In 2005, the European Court of Human Rights found that France had violated the rights of a teenaged girl from Togo who had been brought into France under false pretences and forced to work as a domestic servant and child carer.

The court found that she had been held in a state of servitude, and that France was obliged to have effective criminal laws to punish the people who had exploited her.

Closer to home, a Queensland couple were jailed in 2010 under section 270.3 of the Commonwealth Criminal Code for using and possessing a slave, as a result of exploiting a domestic worker.

They had brought a woman from the Philippines to Australia by means of a sham marriage to another man. They required the woman to work in their shop during the day and in their house at night. While sexual abuse was also a factor in this case, the main form of exploitation experienced by the victim was forced domestic labour.

Trafficking to Australia

Accepting the Domestic Workers Convention could lead to the introduction of measures that might prevent people from being trafficked or protect them once they had been trafficked to Australia.

One method used by traffickers is to deceive potential victims about the nature and conditions of the work to be performed.

The Convention requires that where people are recruited in one country for work in another, they must receive a written job offer or contract of employment that is enforceable in the country where the work is performed.

The Convention also requires states to regulate employment agencies, to protect against abusive practices.

In addition, the Convention asks states to take measures to ensure that domestic workers can keep their travel and identity documents in their possession. Confiscation of passports is a frequent method of controlling trafficking victims once they arrive in their destination country.

Sign up to prevent abuse

The International Labour Conference also adopted a Recommendation to accompany the Domestic Workers Convention.
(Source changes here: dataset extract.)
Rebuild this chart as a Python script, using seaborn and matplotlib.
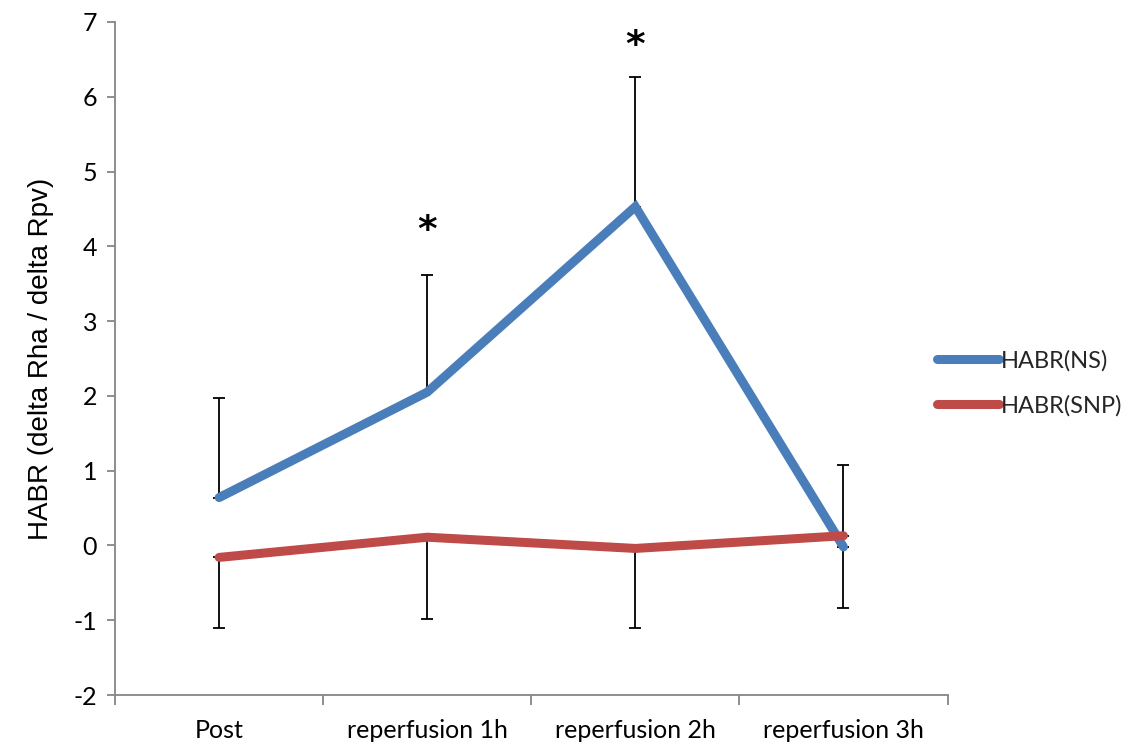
import pandas as pd
import seaborn as sns
import matplotlib.pyplot as plt
from matplotlib.ticker import FixedLocator

# data
times = ["Post", "reperfusion 1h", "reperfusion 2h", "reperfusion 3h"]
ns_mean = [0.64, 2.05, 4.53, -0.02]
ns_err = [1.33, 1.56, 1.73, 1.10]
snp_mean = [-0.16, 0.11, -0.04, 0.13]
snp_err = [0.94, 1.10, 1.06, 0.97]
star_pos = [1, 2]          # which time points get a *
star_y = [4.2, 6.68]

blue = "#4A7EBB"
red = "#BE4B48"
axis_grey = "#868686"

df = pd.DataFrame({
    "time": times * 2,
    "value": ns_mean + snp_mean,
    "series": ["HABR(NS)"] * 4 + ["HABR(SNP)"] * 4,
})

sns.set_style("white")
plt.rcParams["font.family"] = ["Lato", "DejaVu Sans"]
plt.rcParams["axes.unicode_minus"] = False

fig = plt.figure(figsize=(11.28, 7.47), dpi=100)
ax = fig.add_axes([0.102, 0.0696, 0.738, 0.901])

# error bars first so the thick lines sit on top
ax.errorbar(range(4), ns_mean, yerr=[[0] * 4, ns_err], fmt="none",
            ecolor="black", elinewidth=1.3, capsize=4, capthick=1.3, zorder=1)
ax.errorbar(range(4), snp_mean, yerr=[snp_err, [0] * 4], fmt="none",
            ecolor="black", elinewidth=1.3, capsize=4, capthick=1.3, zorder=1)

sns.lineplot(data=df, x="time", y="value", hue="series", sort=False,
             palette=[blue, red], linewidth=6.5, ax=ax, zorder=3,
             solid_capstyle="round", solid_joinstyle="miter")

for p, y in zip(star_pos, star_y):
    ax.text(p, y, "*", ha="center", va="center", fontsize=27,
            fontweight="bold", family="DejaVu Sans", color="black")

ax.set_ylim(-2, 7)
ax.set_xlim(-0.5, 3.5)
ax.set_yticks(range(-2, 8))
ax.set_xticks(range(4))
ax.set_xticklabels(times)
ax.xaxis.set_minor_locator(FixedLocator([-0.5, 0.5, 1.5, 2.5, 3.5]))
ax.tick_params(axis="x", which="major", length=0, pad=17, labelsize=18, labelcolor="black")
ax.tick_params(axis="x", which="minor", length=7, width=1.3, color=axis_grey, direction="out")
ax.tick_params(axis="y", length=6, width=1.3, color=axis_grey, direction="out",
               labelsize=18, labelcolor="black", pad=7)
ax.tick_params(bottom=True, left=True)
ax.xaxis.set_tick_params(which="minor", bottom=True)

for s in ["top", "right"]:
    ax.spines[s].set_visible(False)
for s in ["left", "bottom"]:
    ax.spines[s].set_color(axis_grey)
    ax.spines[s].set_linewidth(1.3)

ax.set_xlabel("")
ax.set_ylabel("HABR (delta Rha / delta Rpv)", fontsize=20, color="black",
              family="Liberation Sans", labelpad=14)

handles, labels = ax.get_legend_handles_labels()
ax.legend_.remove()
fig.legend(handles, labels, loc="center left", bbox_to_anchor=(0.831, 0.487),
           frameon=False, fontsize=17, handlelength=2.6, handletextpad=0.08,
           labelspacing=1.0, borderpad=0, borderaxespad=0)

fig.savefig("out.png", dpi=100)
Recommendations do not impose binding obligations on states but set out guidance on how Conventions should be implemented in national legal systems.

The Recommendation adopted on 16th June includes suggested measures for protecting migrant domestic workers including legal protection against trafficking.

ILO Conventions, as international treaties, only become binding on states that sign up to them.

For the Domestic Workers Convention to contribute to the fight against people trafficking, Australia and many other states will have to sign the treaty and commit to making it effective in their law and practice.

Ensuring that people recruited to work in Australian homes have clear and understandable employment contracts and do not have their passports confiscated upon arrival could reduce the number of people trafficked for domestic work or at least allow them to escape situations of abuse as quickly as possible.